So MTN Money is not the only mobile-phone based money transfer service (mobile banking services not-withstanding), Zain Uganda also offers Zap, with marginally lower prices, and what seems to be slightly less restrictive than MTN Money – no 1M UGX limit on the balance to be held by the mobile service provider being the one thing that stands out, although the transaction limit still remains at 1M.
My main exposure to Zap is through advertising, prominently featuring a cross-section of the different populations in Uganda, from shopkeepers, to middle income urban young adults, to villagers dressed in traditional clothing. This particular brochure I’m looking at features a young man dressed in a polo shirt in a modern apartment using a smartphone to “Zap” money to an older women in a village dressed in traditional clothing, holding a basic nokia candybar phone.
Rumor has it, and the tv and billboard advertising go to support the rumor (“What can i do with Zap? … Pay for goods and services and so much more”), that Game and Shoprite – two large consumer stores in Kampala, both accept Zap in lieu of cash. Which, if the rumor is true, means that Zap has found an alternative to credit cards in a market where credit doesn’t work due to lack of addresses, lack of ability to track individuals, and lack of bank accounts to support the debit card intermediary step that has worked in the States. (One day I will go and verify this, but this isn’t my area of research, and I don’t live in Kampala, so bear with me. An astute reader living in Kampala is welcome to verify for me…)
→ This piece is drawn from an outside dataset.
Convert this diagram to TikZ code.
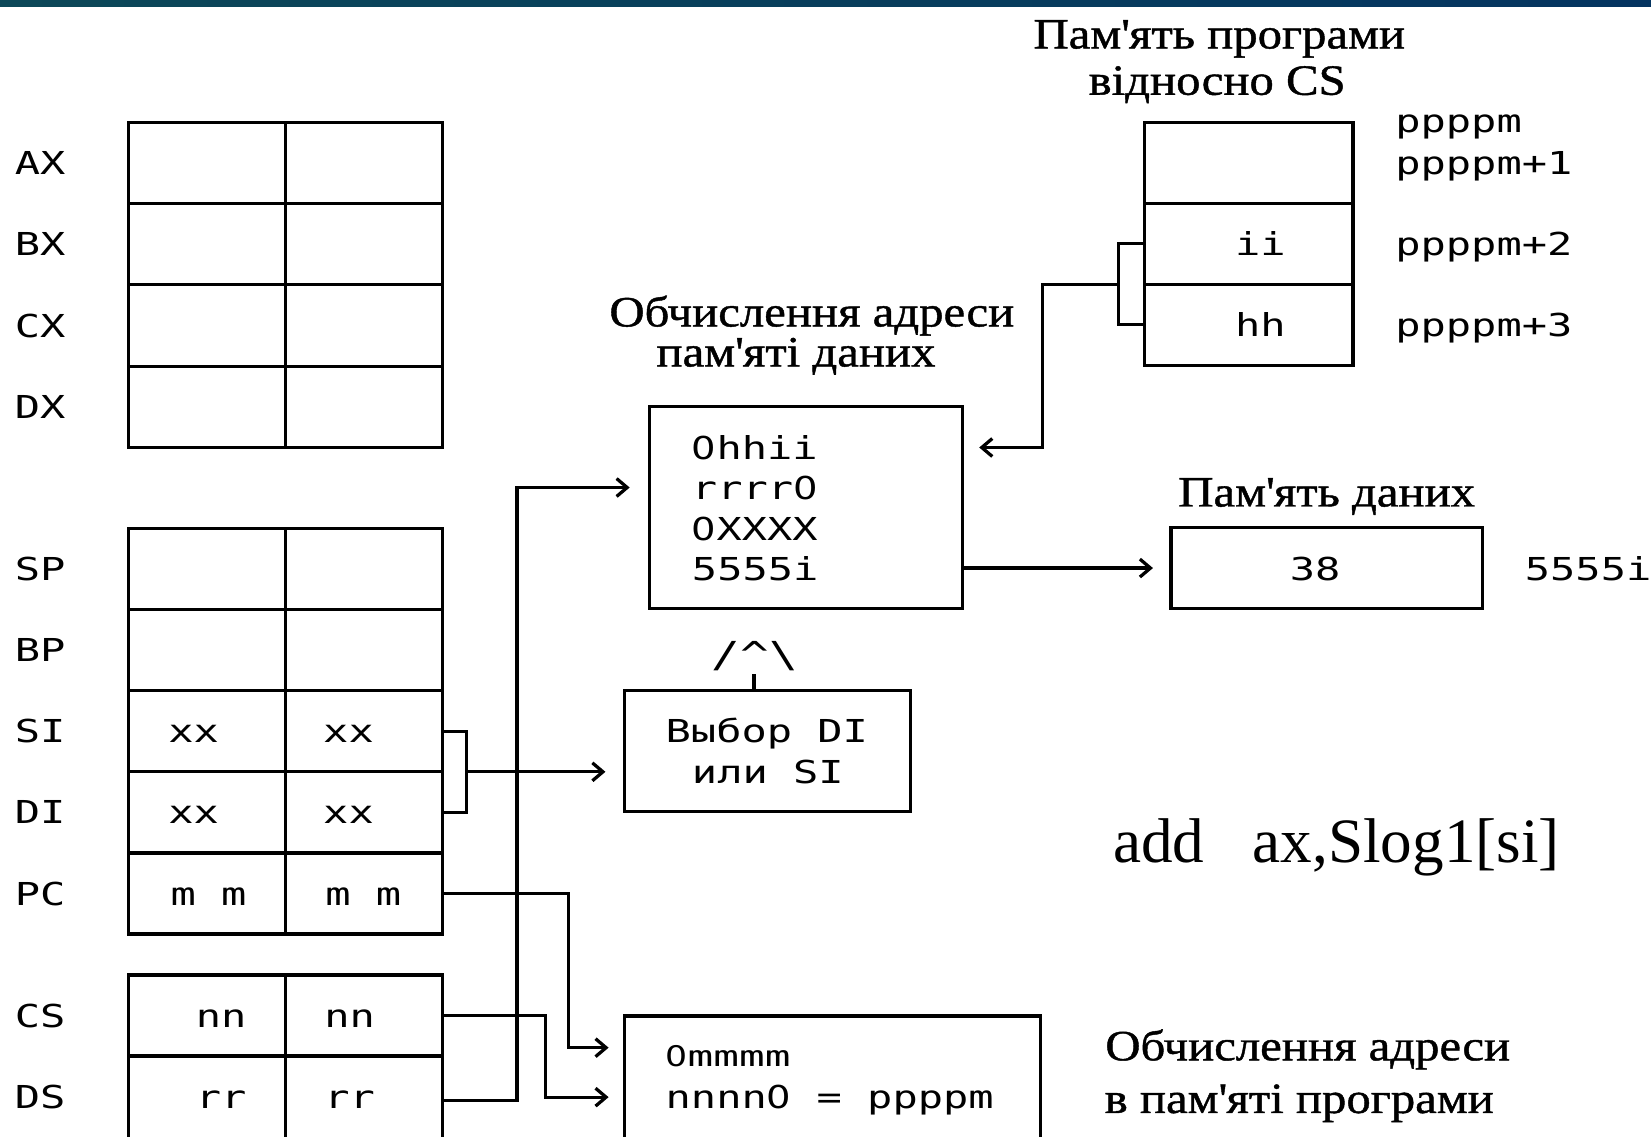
\documentclass[tikz,border=0pt]{standalone}
\usepackage{fontspec}
\setmainfont{Liberation Serif}
\newfontfamily\pixfam[FakeStretch=1.33]{DejaVu Sans Mono}
\newfontfamily\pixcfam[FakeStretch=1.5]{DejaVu Sans Mono}
\newfontfamily\zfam[FakeStretch=1.22]{DejaVu Sans}
\newfontfamily\serfam[FakeStretch=1.13,FakeBold=1]{Liberation Serif}
\usetikzlibrary{arrows.meta,calc}
\newcommand\pixf{\pixfam\fontsize{30}{36}\selectfont}
\newcommand\pixcf{\pixcfam\fontsize{27}{30}\selectfont}
\newcommand\serf{\serfam\fontsize{41}{48}\selectfont}
\newcommand\ap{\textquotesingle}
\newcommand\zr{{\zfam 0}}
\definecolor{barL}{RGB}{12,72,88}
\definecolor{barR}{RGB}{4,52,96}
\begin{document}
\begin{tikzpicture}[x=1pt,y=-1pt,
  ln/.style={line width=3.1pt},
  cell/.style={draw,ln,inner sep=0pt,outer sep=0pt,minimum width=149pt,minimum height=77pt,anchor=north west},
  boxn/.style={draw,ln,inner sep=0pt,outer sep=0pt,anchor=north west},
  mt/.style={font=\pixf,inner sep=0pt,anchor=base},
  mtw/.style={mt,anchor=base west},
  st/.style={font=\serf,inner sep=0pt,anchor=base},
  arr/.style={ln,-{Straight Barb[length=10pt,width=17pt]}}
]
\useasboundingbox (0,0) rectangle (1568,1079);
\clip (0,0) rectangle (1568,1079);
\fill[white] (0,0) rectangle (1568,1079);
\shade[left color=barL,right color=barR] (0,0) rectangle (1568,6);

% register table A
\foreach \n/\y in {AX/116,BX/193.25,CX/270.5,DX/347.75}{
  \node[cell,minimum height=77.25pt] (\n-l) at (122,\y) {};
  \node[cell,minimum height=77.25pt] (\n-r) at (271,\y) {};
  \node[mtw] (\n-lab) at (14,\y+49.6) {\n};
}
% register table B
\foreach \n/\y in {SP/502,BP/579,SI/656,DI/733,PC/810}{
  \node[cell] (\n-l) at (122,\y) {};
  \node[cell] (\n-r) at (271,\y) {};
  \node[mtw] (\n-lab) at (14,\y+49.5) {\n};
}
% segment registers
\node[cell] (CS-l) at (122,926) {};
\node[cell] (CS-r) at (271,926) {};
\node[cell,minimum height=84pt] (DS-l) at (122,1003) {};
\node[cell,minimum height=84pt] (DS-r) at (271,1003) {};
\node[mtw] (CS-lab) at (14,975.5) {CS};
\node[mtw] (DS-lab) at (14,1053) {DS};

% cell contents
\node[mt] (si1) at (184,705.5) {xx};
\node[mt] (si2) at (331,705.5) {xx};
\node[mt] (di1) at (184,782.5) {xx};
\node[mt] (di2) at (331,782.5) {xx};
\node[mt] (pc1) at (198,859.5) {m m};
\node[mt] (pc2) at (345,859.5) {m m};
\node[mt] (cs1) at (210,975.5) {nn};
\node[mt] (cs2) at (332,975.5) {nn};
\node[mt] (ds1) at (210,1053) {rr};
\node[mt] (ds2) at (332,1053) {rr};

% address calculation box
\node[boxn,minimum width=297pt,minimum height=192pt] (calc) at (617,386) {};
\node[mtw] (c1) at (657,436) {\zr hhii};
\node[mtw] (c2) at (657,474) {rrrr\zr};
\node[mtw] (c3) at (657,513) {\zr XXXX};
\node[mtw] (c4) at (657,551) {5555i};
\node[st] (t3a) at (771,310) {Обчислення адреси};
\node[st] (t3b) at (756,348) {пам\ap яті даних};

% selector box
\node[boxn,minimum width=272pt,minimum height=115pt] (sel) at (593,656) {};
\node[mtw] (s1) at (632,705) {Выбор DI};
\node[mtw] (s2) at (657,744) {или SI};

% program address box
\node[boxn,minimum width=395pt,minimum height=130pt] (bot) at (593,965) {};
\node[mtw,font=\pixcf] (b1) at (632,1013) {{\zfam\fontsize{27}{30}\selectfont 0}mmmm};
\node[mtw] (b2) at (632,1053) {nnnn\zr{} = ppppm};
\node[st] (t5a) at (1242,1007) {Обчислення адреси};
\node[st] (t5b) at (1234,1057) {в пам\ap яті програми};

% program memory
\node[st] (t1a) at (1158,46) {Пам\ap ять програми};
\node[st] (t1b) at (1156,90) {відносно CS};
\node[boxn,minimum width=198pt,minimum height=77pt] (m1) at (1087,116) {};
\node[boxn,minimum width=198pt,minimum height=77pt] (m2) at (1087,193) {};
\node[boxn,minimum width=198pt,minimum height=77pt] (m3) at (1087,270) {};
\node[mt] (ii) at (1197,243) {ii};
\node[mt] (hh) at (1197,320) {hh};
\node[mtw] (p0) at (1325,126) {ppppm};
\node[mtw] (p1) at (1325,166) {ppppm+1};
\node[mtw] (p2) at (1325,243) {ppppm+2};
\node[mtw] (p3) at (1325,320) {ppppm+3};

% data memory
\node[st] (t4) at (1260,481) {Пам\ap ять даних};
\node[boxn,minimum width=296pt,minimum height=77pt] (data) at (1112,501) {};
\node[mt] (v38) at (1249,551) {38};
\node[mtw] (dadr) at (1448,551) {5555i};

% instruction
\node[inner sep=0pt,anchor=base west,font=\fontsize{60}{66}\selectfont] (instr) at (1057,819) {add\hspace{46pt}ax,Slog1[si]};

% connectors
\coordinate (br1) at ($(SI-r.east)!0.5!(DI-r.east)+(23,0)$);
\draw[ln] (SI-r.east) -- ++(23,0) |- (DI-r.east);
\draw[arr,shorten >=18pt] (br1) -- (br1 -| sel.west);

\coordinate (dsup) at (491,463);
\draw[arr,shorten >=19pt] (DS-r.east) -| (dsup) -- (dsup -| calc.west);

\coordinate (pcb) at (540,995);
\draw[arr,shorten >=15pt] (PC-r.east) -| (pcb) -- (pcb -| bot.west);

\coordinate (csb) at (518,1042);
\draw[arr,shorten >=15pt] (CS-r.east) -| (csb) -- (csb -| bot.west);

\draw[ln] (m2.west) -- ++(-25,0) |- (m3.west);
\coordinate (br2) at (1062,270);
\coordinate (cturn) at (990,270);
\coordinate (cin) at (990,425);
\draw[arr,shorten >=16pt] (br2) -- (cturn) |- (cin -| calc.east);

\draw[arr,shorten >=17pt] (calc.east |- data.west) -- (data.west);

\coordinate (stem) at (716,640);
\draw[ln] (stem |- sel.north) -- (stem);
\node[mt,font=\pixfam\fontsize{34}{36}\selectfont] (hat) at (717,634) {/\textasciicircum\textbackslash};
\end{tikzpicture}
\end{document}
Another interesting thing about Zap is that they’ve also deployed it in Tanzania and Kenya - and news reports say that they are working with Western Union to allow international money transfers. Which reminds me – locally in each country they partner with Standard Chartered, a prominent bank, which by my assessment tends to charge fairly high fees, but offers very good services, including online banking. People complain that if they don’t pay attention they quickly end up with a negative balance- but if you are employed, and direct deposit your salary, then it is often the bank of choice here. In Kenya, it seems they are partnering with both Standard Chartered and Citigroup (remember, this is a blog, so I have exactly one source for this information).
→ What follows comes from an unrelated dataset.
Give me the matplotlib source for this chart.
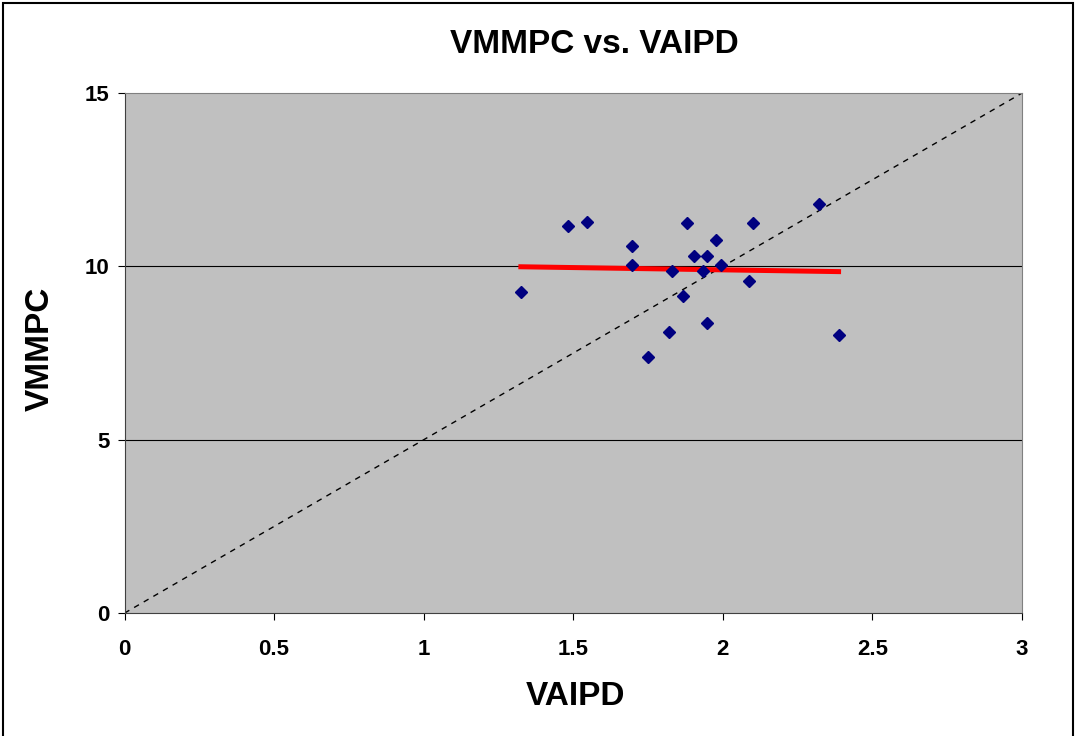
import numpy as np
import matplotlib
matplotlib.use("Agg")
from matplotlib import pyplot as plt
from matplotlib.patches import Rectangle

plt.rcParams['font.family'] = ['Liberation Sans', 'DejaVu Sans']
plt.rcParams['font.weight'] = 'bold'

# data
vaipd = [1.325, 1.481, 1.546, 1.696, 1.696, 1.750, 1.821, 1.831, 1.868, 1.880,
         1.904, 1.934, 1.946, 1.946, 1.976, 1.993, 2.089, 2.101, 2.322, 2.387]
vmmpc = [9.25, 11.16, 11.27, 10.59, 10.05, 7.39, 8.11, 9.87, 9.14, 11.26,
         10.29, 9.87, 10.29, 8.38, 10.75, 10.05, 9.57, 11.26, 11.79, 8.02]
xticks = [0, 0.5, 1, 1.5, 2, 2.5, 3]
xticklabels = ['0', '0.5', '1', '1.5', '2', '2.5', '3']
yticks = [0, 5, 10, 15]

fig = plt.figure(figsize=(10.78, 7.36), dpi=100)
ax = fig.add_axes([0.1155, 0.167, 0.8325, 0.7065])
ax.set_facecolor('#C0C0C0')

ax.set_xlim(0, 3)
ax.set_ylim(0, 15)
for yv in [5, 10]:
    ax.axhline(yv, color='black', lw=0.8, zorder=1)

# 1:1 line
ax.plot([0, 3], [0, 15], ls=(0, (4, 4)), color='black', lw=1.0, zorder=2)

# linear trend line
x = np.array(vaipd)
y = np.array(vmmpc)
m, b = np.polyfit(x, y, 1)
xs = np.array([x.min(), x.max()])
ax.plot(xs, m * xs + b, color='#FF0000', lw=3.6, zorder=3)

ax.plot(vaipd, vmmpc, ls='none', marker='D', markersize=6, color='#000080', zorder=4)

ax.set_xticks(xticks)
ax.set_xticklabels(xticklabels)
ax.set_yticks(yticks)
ax.tick_params(labelsize=16, length=5, width=0.8, colors='black')
ax.tick_params(axis='x', pad=14)
ax.tick_params(axis='y', pad=6)
for s in ['top', 'right']:
    ax.spines[s].set_color('#808080')
for s in ['left', 'bottom']:
    ax.spines[s].set_color('#404040')

fig.text(0.551, 0.940, 'VMMPC vs. VAIPD', fontsize=24, fontweight='bold',
         ha='center', va='center')
fig.text(0.534, 0.053, 'VAIPD', fontsize=24, fontweight='bold',
         ha='center', va='center')
fig.text(0.037, 0.526, 'VMMPC', fontsize=24, fontweight='bold',
         ha='center', va='center', rotation=90)

fig.patches.append(Rectangle((0.003, -0.01), 0.992, 1.006, transform=fig.transFigure,
                             fill=False, edgecolor='black', lw=1.5))

fig.savefig('out.png', dpi=100)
Some nitty gritty details:
Registration is in any of the authorized agents – Zain shops country-wide, who also can cash-in and cash-out Zap Money. To register, you need:
- A Zain SIM card
- Original and copy of an ID document, either a passport, voter registration card, recommendation from a village chairperson, employee id or a pension card
- Fill out an application form (so customer service may not always be perfect in africa, i haven’t tried this yet)
Zap also has a feature in which you can specify a “nick-name” in order to protect the privacy of your phone number – so you can give your nickname to the person with whom you are exchanging money instead of your phone number, and then you can change your nick-name afterwards. Every transaction must be confirmed by a password, and the sender and recipient each receives an SMS confirmation of the transaction. All the services are accessible from the phone menu directly, and if you forget your password you can call customer care to reset the password. Lost phones/SIM cards can be replaced without impact to the account.
Now for costs:
Zap M-Commerce Account Restrictions
- Max transfer amount: 1,000,000 UGX (~500USD)
- Max tx Buy Zap per day: 50
- Max tx Sell Zap per day: 50
- Zap to Zap Account Transfer (to Number or Nickname): 250 UGX
- Zap to TopUp Airtime: No Cost
- Zap Tools: Balance Check, Change Password, Change Nickname, etc: No Cost
Recommended Cash In& Cash Out Fees (Actual rates to be determined by supply and demand)
- Amount: Buy/Sell
- 1-5000: 250/250
- 5001-30,000: 200/1,000
- 30,001-60,000: 300/1,200
- 60,001-125,000: 400/1,600
- 125,001-250,000: 500/2,500
- 250,001-500,000: 1,000/3,000
- 500,001-1,000,000: 2,000/5,000
The interesting thing about this pricing model is that there is a fixed transfer fee of 250UGX per individual transfer, but the cash in and cash out fees are the primary transaction costs that are comparable to MTN money are only incurred when they choose to take money in and out – so Zap clients are actually encouraged to use this as a bank account, and to take out and put in money as a lump sum in increments of as high as they are able, especially given that there is no maximum balance of 1Million UGX, as there is with MTN Money.
What I think would be great is if Standard Chartered and Zain (and MTN) could start tracking individuals who are using this, and to give them a credit history based on their ability to maintain a balance successfully. Those who have a good credit rating might be eligible for loans through Standard Chartered or other banks.